Хлебников был в таком состоянии, что подписать записку не мог: снова он лежал сутками под теплым одеялом, сражаясь с преследовавшими его «демонами».
В ожидании прихода русских судов японцы еще раз решили пошить своим пленникам новую одежду, ибо, по словам Теске, японским начальникам было бы стыдно отпустить их в Россию в старом платье. Офицерам выдали дорогого шелка, а матросам момпы, чтобы они сами смастерили себе одежду. Алексею же дали готовый японский халат.

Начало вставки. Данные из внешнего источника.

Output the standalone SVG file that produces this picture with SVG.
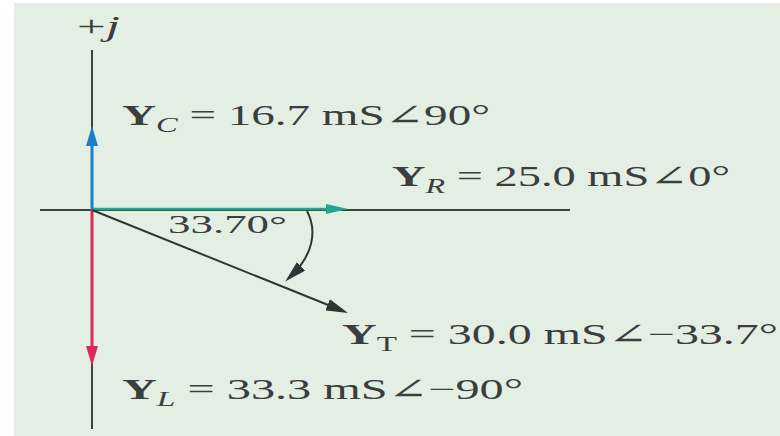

Наконец в середине июля пленникам объявили, что несколько дней назад мимо купеческого японского судна, стоявшего на якоре близ острова Кунашира, прошел в направлении Кунаширской гавани трехмачтовый русский корабль. Купец тотчас же снялся с якоря и поспешил в Хакодате, чтобы известить об этом японские власти.
А на следующий день губернатор получил официальное донесение о прибытии шлюпа «Диана» в Кунашир. Тут же Кумаджеро, по поручению буньиоса, предложил Головнину указать, кого из матросов он намерен послать на русский корабль.
Не желая никого огорчать, Василий Михайлович предложил матросам бросить между собой жребий. Жребий пал на рыжего Симанова, Вместе с ним японцы, по просьбе Головнина, согласились отпустить и курильца Алексея. Оба они должны были отплыть в Кунашир с чиновником Сампео-Такакахи.
Василия Михайловича и Мура снова водили в замок, где гимнияги показали им полученные от Рикорда письма: одно к кунаширскому страбиагу, другое к самому Головнину.